Zulily is an outlier, using Google’s cloud platform throughout its big data stack. In the companies we surveyed, Zulily was the only one to make heavy usage of Google’s cloud offerings. We didn’t find any companies using Microsoft’s cloud platform, but that could change once its Azure SQL Data Warehouse reaches general availability later this year.
7 out of 11 companies we profiles mentioned using an analytic data warehouse, for those who did, Redshift was by far the dominant choice. The single company not using Redshift was Zulily, who uses Google’s BigQuery. We didn’t actually come across any discussions of why a particular columnar database was chosen. We can only presume that companies either found these technologies highly substitutable and went with the default option (typically AWS) or there is wide acceptance that Redshift is the superior platform.
Kafka is the other technology whose usage we found noteworthy. A few years ago, Kafka was not widely deployed in building data pipelines. The Netflix and Spotify writeups are a good example of this: their pipelines are heavily based on batch jobs.
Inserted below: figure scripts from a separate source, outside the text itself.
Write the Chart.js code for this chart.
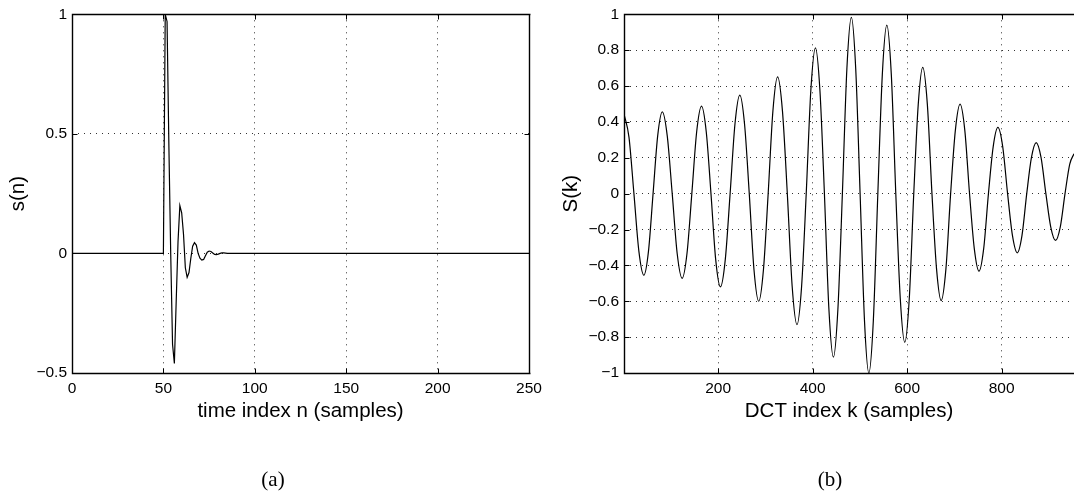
<!DOCTYPE html>
<html>
<head>
<meta charset="utf-8">
<script src="https://cdn.jsdelivr.net/npm/chart.js@4.4.1/dist/chart.umd.min.js"></script>
<style>
body { margin: 0; background: #fff; width: 1074px; height: 492px; position: relative; overflow: hidden; }
canvas { position: absolute; top: 0; }
#left { left: 0; }
#right { left: 550px; }
.cap { position: absolute; top: 467px; width: 100px; text-align: center; line-height: 24px;
       font-family: 'Liberation Serif', 'Times New Roman', serif; font-size: 21px; color: #000; }
</style>
</head>
<body>
<canvas id="left" width="560" height="492"></canvas>
<canvas id="right" width="524" height="492"></canvas>
<div class="cap" style="left:223px">(a)</div>
<div class="cap" style="left:780px">(b)</div>
<script>
// (a) time signal s(n)
var nIdx = [0, 50, 51, 52, 53, 54, 55, 56, 57, 58, 59, 60, 61, 62, 63, 64, 65, 66, 67,
            68, 69, 70, 71, 72, 73, 74, 75, 76, 77, 78, 79, 80, 81, 82, 83, 84, 85, 250];
var sVal = [0, 0, 1.0, 0.97, 0.45, 0.0, -0.38, -0.46, -0.2, 0.05, 0.2, 0.17, 0.08, -0.06, -0.1, -0.08, -0.02, 0.03, 0.045,
            0.035, 0.0, -0.02, -0.028, -0.025, -0.01, 0.005, 0.01, 0.008, 0.002, -0.004, -0.005, -0.003, 0, 0.002, 0.002, 0.001, 0, 0];

// (b) DCT S(k), read at peaks, zero crossings and half way between
var kIdx = [1,
  11.5, 22, 32.5, 43,   52.75, 62.5, 72.25, 82,   92.5, 103, 113.5, 124,   134.25, 144.5, 154.75, 165,
  175, 185, 195, 205,   215.25, 225.5, 235.75, 246,   256, 266, 276, 286,   296, 306, 316, 326,
  336.25, 346.5, 356.75, 367,   376.75, 386.5, 396.25, 406,   415.5, 425, 434.5, 444,   453.5, 463, 472.5, 482,
  491.25, 500.5, 509.75, 519,   528.5, 538, 547.5, 557,   566.5, 576, 585.5, 595,   604.5, 614, 623.5, 633,
  642.75, 652.5, 662.25, 672,   682, 692, 702, 712,   722, 732, 742, 752,   762, 772, 782, 792,
  802.25, 812.5, 822.75, 833,   843, 853, 863, 873,   883.25, 893.5, 903.75, 914,   924, 934, 944, 953];
var SkVal = [0.445,
  0.315, 0, -0.322, -0.455,   -0.322, 0, 0.322, 0.456,   0.322, 0, -0.334, -0.472,   -0.334, 0, 0.345, 0.488,
  0.345, 0, -0.368, -0.52,   -0.368, 0, 0.388, 0.549,   0.388, 0, -0.424, -0.6,   -0.424, 0, 0.46, 0.651,
  0.46, 0, -0.516, -0.73,   -0.516, 0, 0.575, 0.813,   0.575, 0, -0.645, -0.912,   -0.645, 0, 0.695, 0.983,
  0.695, 0, -0.707, -1.0,   -0.707, 0, 0.665, 0.94,   0.665, 0, -0.586, -0.829,   -0.586, 0, 0.498, 0.704,
  0.498, 0, -0.421, -0.596,   -0.421, 0, 0.353, 0.499,   0.353, 0, -0.305, -0.432,   -0.305, 0, 0.261, 0.369,
  0.261, 0, -0.233, -0.33,   -0.233, 0, 0.202, 0.285,   0.202, 0, -0.185, -0.261,   -0.185, 0, 0.165, 0.222];

// tick labels
var nTicks = [0, 50, 100, 150, 200, 250];
var sTicks = [-0.5, 0, 0.5, 1];
var kTicks = [200, 400, 600, 800];
var SkTicks = [-1, -0.8, -0.6, -0.4, -0.2, 0, 0.2, 0.4, 0.6, 0.8, 1];

Chart.defaults.font.family = "'Liberation Sans', Arial, sans-serif";
Chart.defaults.color = '#000';

function fmt(v) {
  return v === 0 ? '0' : (v < 0 ? '\u2212' : '') + Math.abs(v);
}

// matlab style box with inward ticks
var boxPlugin = {
  id: 'box',
  afterDraw: function (chart, args, opts) {
    var ctx = chart.ctx, a = chart.chartArea;
    var xs = chart.scales.x, ys = chart.scales.y;
    var L = Math.round(a.left) + 0.5, R = Math.round(a.right) + 0.5;
    var T = Math.round(a.top) + 0.5, B = Math.round(a.bottom) + 0.5;
    var tl = 5;
    ctx.save();
    ctx.strokeStyle = '#000';
    ctx.lineWidth = 1.4;
    ctx.beginPath();
    ctx.moveTo(R + 1, T); ctx.lineTo(L, T); ctx.lineTo(L, B); ctx.lineTo(R + 1, B);
    if (opts.right) { ctx.moveTo(R, T); ctx.lineTo(R, B); }
    ctx.stroke();
    ctx.lineWidth = 1;
    ctx.beginPath();
    xs.ticks.forEach(function (t) {
      var p = Math.round(xs.getPixelForValue(t.value)) + 0.5;
      ctx.moveTo(p, B); ctx.lineTo(p, B - tl);
      ctx.moveTo(p, T); ctx.lineTo(p, T + tl);
    });
    ys.ticks.forEach(function (t) {
      var p = Math.round(ys.getPixelForValue(t.value)) + 0.5;
      ctx.moveTo(L, p); ctx.lineTo(L + tl, p);
      if (opts.right) { ctx.moveTo(R, p); ctx.lineTo(R - tl, p); }
    });
    ctx.stroke();
    ctx.restore();
  }
};

function axis(min, max, ticks, title, titlePad, fit) {
  return {
    type: 'linear', min: min, max: max,
    afterBuildTicks: function (s) { s.ticks = ticks.map(function (v) { return { value: v }; }); },
    afterFit: fit,
    grid: { color: '#333', lineWidth: 1, drawTicks: false },
    border: { display: false, dash: [1, 5] },
    ticks: { padding: 0, font: { size: 15.5 }, callback: fmt, autoSkip: false, maxRotation: 0 },
    title: { display: true, text: title, font: { size: 20.5 }, padding: titlePad }
  };
}

function panel(id, xv, yv, o) {
  var pts = xv.map(function (x, i) { return { x: x, y: yv[i] }; });
  var xAxis = axis(o.xMin, o.xMax, o.xTicks, o.xTitle, { top: 0, bottom: 9.5 }, function (s) { s.height = 60; });
  xAxis.ticks.padding = 6.5;
  var yAxis = axis(o.yMin, o.yMax, o.yTicks, o.yTitle, { top: o.yTitlePad, bottom: 0 }, function (s) { s.width = o.yWidth; });
  yAxis.ticks.padding = 5;
  return new Chart(document.getElementById(id), {
    type: 'line',
    data: {
      datasets: [{
        data: pts,
        borderColor: '#000',
        borderWidth: 1.2,
        pointRadius: 0,
        fill: false,
        tension: 0,
        cubicInterpolationMode: o.smooth ? 'monotone' : 'default'
      }]
    },
    options: {
      responsive: false,
      animation: false,
      layout: { padding: { top: 14, bottom: 59, left: 0, right: o.padRight } },
      scales: { x: xAxis, y: yAxis },
      plugins: { legend: { display: false }, tooltip: { enabled: false }, box: { right: o.rightBorder } }
    },
    plugins: [boxPlugin]
  });
}

panel('left', nIdx, sVal, {
  xMin: 0, xMax: 250, xTicks: nTicks, xTitle: 'time index n (samples)',
  yMin: -0.5, yMax: 1, yTicks: sTicks, yTitle: 's(n)', yTitlePad: 6.3,
  yWidth: 72, padRight: 31, rightBorder: true, smooth: false
});

panel('right', kIdx, SkVal, {
  xMin: 1, xMax: 953, xTicks: kTicks, xTitle: 'DCT index k (samples)',
  yMin: -1, yMax: 1, yTicks: SkTicks, yTitle: 'S(k)', yTitlePad: 9.3,
  yWidth: 74, padRight: 0, rightBorder: false, smooth: true
});
</script>
</body>
</html>
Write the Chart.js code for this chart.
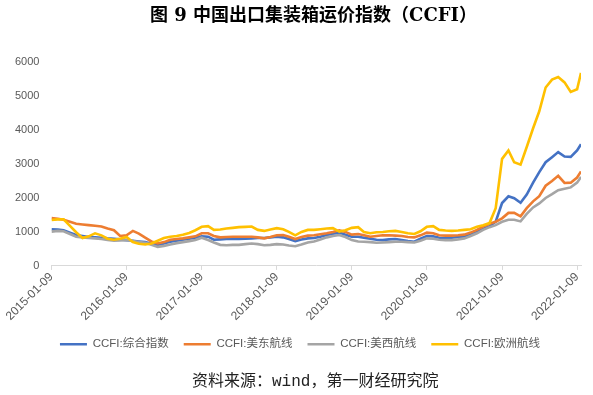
<!DOCTYPE html>
<html><head><meta charset="utf-8">
<script src="https://cdn.jsdelivr.net/npm/chart.js@4"></script>
<style>
html,body{margin:0;padding:0;background:#fff}
#wrap{width:593px;height:395px;position:relative;overflow:hidden}
#c{position:absolute;left:0;top:0}
#title{position:absolute;left:150px;top:4px;white-space:nowrap;font:bold 18px/22px "DejaVu Serif","Noto Sans CJK SC",serif;color:#000}
#foot{position:absolute;left:192px;top:372px;white-space:nowrap;font:16px/20px "Liberation Mono","Noto Sans CJK SC",monospace;color:#222}
</style>
</head><body><div id="wrap"><canvas id="c" width="593" height="395"></canvas>
<div id="title">图 9 中国出口集装箱运价指数（CCFI）</div>
<div id="foot">资料来源：wind，第一财经研究院</div>
</div>
<script>
const dates = [
'2015-01-09','2015-02-09','2015-03-09','2015-04-09','2015-05-09','2015-06-09','2015-07-09','2015-08-09','2015-09-09','2015-10-09','2015-11-09','2015-12-09',
'2016-01-09','2016-02-09','2016-03-09','2016-04-09','2016-05-09','2016-06-09','2016-07-09','2016-08-09','2016-09-09','2016-10-09','2016-11-09','2016-12-09',
'2017-01-09','2017-02-09','2017-03-09','2017-04-09','2017-05-09','2017-06-09','2017-07-09','2017-08-09','2017-09-09','2017-10-09','2017-11-09','2017-12-09',
'2018-01-09','2018-02-09','2018-03-09','2018-04-09','2018-05-09','2018-06-09','2018-07-09','2018-08-09','2018-09-09','2018-10-09','2018-11-09','2018-12-09',
'2019-01-09','2019-02-09','2019-03-09','2019-04-09','2019-05-09','2019-06-09','2019-07-09','2019-08-09','2019-09-09','2019-10-09','2019-11-09','2019-12-09',
'2020-01-09','2020-02-09','2020-03-09','2020-04-09','2020-05-09','2020-06-09','2020-07-09','2020-08-09','2020-09-09','2020-10-09','2020-11-09','2020-12-09',
'2021-01-09','2021-02-09','2021-03-09','2021-04-09','2021-05-09','2021-06-09','2021-07-09','2021-08-09','2021-09-09','2021-10-09','2021-11-09','2021-12-09',
'2022-01-09','2022-01-28'];

const composite = [
1080,1070,1050,980,910,880,850,840,830,810,800,780,
760,740,720,700,650,620,660,710,740,770,800,830,
870,860,770,780,790,790,790,800,810,820,820,840,
860,840,790,730,780,810,820,860,910,950,980,920,
860,860,830,800,770,760,780,790,760,730,710,800,
880,870,830,820,830,850,860,920,1000,1090,1170,1300,
1850,2050,1990,1860,2100,2450,2760,3050,3200,3350,3220,3210,
3400,3580];

const usEast = [
1410,1390,1360,1300,1240,1220,1200,1180,1160,1100,1050,880,
900,1030,950,830,720,660,700,770,790,810,840,870,
960,960,880,840,850,860,860,860,860,840,810,850,
900,910,860,790,850,890,900,930,960,1000,1050,1000,
920,940,900,860,880,900,900,890,880,850,840,900,
980,960,900,890,890,900,920,980,1060,1160,1240,1300,
1400,1560,1560,1460,1700,1900,2050,2360,2500,2650,2440,2450,
2600,2780];

const usWest = [
1010,1030,1020,940,860,840,820,810,790,760,740,750,
760,730,700,680,620,560,590,630,670,700,730,760,
830,760,690,620,610,620,620,640,660,640,610,620,
640,630,600,580,630,690,720,780,840,880,910,850,
760,720,710,700,680,690,700,710,710,700,690,740,
810,800,770,760,760,780,810,880,960,1060,1140,1200,
1300,1360,1360,1310,1530,1720,1840,2000,2110,2230,2270,2310,
2450,2620];

const europe = [
1350,1370,1370,1180,990,820,870,960,900,800,770,800,
850,700,650,630,660,740,820,860,880,920,970,1050,
1150,1170,1060,1070,1100,1120,1140,1150,1160,1060,1030,1070,
1110,1080,1000,900,1000,1060,1060,1080,1100,1110,1010,1050,
1120,1140,1000,960,990,1000,1020,1030,1000,960,940,1020,
1150,1170,1060,1040,1030,1040,1060,1080,1150,1200,1260,1700,
3150,3400,3050,2980,3500,4050,4550,5250,5480,5560,5400,5120,
5200,5680];

const seriesNames = ['CCFI:综合指数','CCFI:美东航线','CCFI:美西航线','CCFI:欧洲航线'];
const seriesColors = ['#4472C4','#ED7D31','#A5A5A5','#FFC000'];
const tickYears = [2015,2016,2017,2018,2019,2020,2021,2022];
const yTicks = [0,1000,2000,3000,4000,5000,6000];

const toMs = s => { const p = s.split('-').map(Number); return Date.UTC(p[0], p[1]-1, p[2]); };
const xs = dates.map(toMs);
const allSeries = [composite, usEast, usWest, europe];

const datasets = allSeries.map((vals, i) => ({
  label: seriesNames[i],
  data: vals.map((v, j) => ({x: xs[j], y: v})),
  borderColor: seriesColors[i],
  backgroundColor: seriesColors[i],
  borderWidth: 2.6,
  pointRadius: 0,
  tension: 0,
  order: 4 - i
}));

const pad2 = n => String(n).padStart(2,'0');

const legendShift = {
  id: 'legendShift',
  beforeDraw(chart) {
    const lg = chart.legend;
    if (lg && !lg._shifted) {
      const dx = 300 - (lg.left + lg.right) / 2;
      lg.left += dx; lg.right += dx; lg._shifted = true;
    }
  }
};

new Chart(document.getElementById('c'), {
  type: 'line',
  data: { datasets },
  plugins: [legendShift],
  options: {
    responsive: false,
    animation: false,
    layout: { autoPadding: false, padding: { left: 3, right: 12, top: 62, bottom: 35 } },
    plugins: {
      title: { display: false },
      legend: {
        position: 'bottom',
        labels: {
          usePointStyle: true,
          pointStyle: 'line',
          pointStyleWidth: 27,
          color: '#595959',
          font: { family: '"Liberation Sans", "Noto Sans CJK SC"', size: 11.5 },
          padding: 15,
          sort: (a, b) => a.datasetIndex - b.datasetIndex
        }
      },
      tooltip: { enabled: false }
    },
    scales: {
      x: {
        type: 'linear',
        min: xs[0],
        max: xs[xs.length - 1],
        afterBuildTicks: scale => { scale.ticks = tickYears.map(y => ({ value: Date.UTC(y, 0, 9) })); },
        ticks: {
          autoSkip: false,
          minRotation: 45,
          maxRotation: 45,
          color: '#595959',
          font: { family: '"Liberation Sans", "Noto Sans"', size: 12 },
          padding: 0,
          callback: v => { const d = new Date(v); return d.getUTCFullYear() + '-' + pad2(d.getUTCMonth()+1) + '-' + pad2(d.getUTCDate()); }
        },
        grid: { display: true, drawOnChartArea: false, drawTicks: true, tickLength: 4, color: '#D9D9D9' },
        border: { display: true, color: '#D9D9D9' }
      },
      y: {
        min: 0,
        max: 6000,
        afterBuildTicks: scale => { scale.ticks = yTicks.map(v => ({ value: v })); },
        ticks: {
          color: '#595959',
          font: { family: '"Liberation Sans", "Noto Sans"', size: 11 },
          padding: 12,
          callback: v => String(v)
        },
        grid: { display: false, drawTicks: false },
        border: { display: false }
      }
    }
  }
});
</script>
</body></html>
But as companies have more diverse data needs and begin to focus on real-time data, Kafka has become a foundational technology. Braintree, Metamarkets, and Pinterest all use Kafka as a core part of their data infrastructures.
Data infrastructure has geek cred
Beyond the specific implementation details, it’s clear that companies have a pain point around data infrastructure. If they didn’t, they wouldn’t have collectively spent many thousands of hours working on and blogging about solutions to that problem. That, in and of itself, was interesting and valuable information for us.
But pursue this train of thought further and you realize something else: big data tech is hot with software engineers. Amazing people at top companies have spent many hours chronicling their efforts; either they are very interested in the topic or they know their potential recruits are. Quoting Michael Erasmus from Buffer:
“Building our new data architecture has been an amazing and fun adventure.”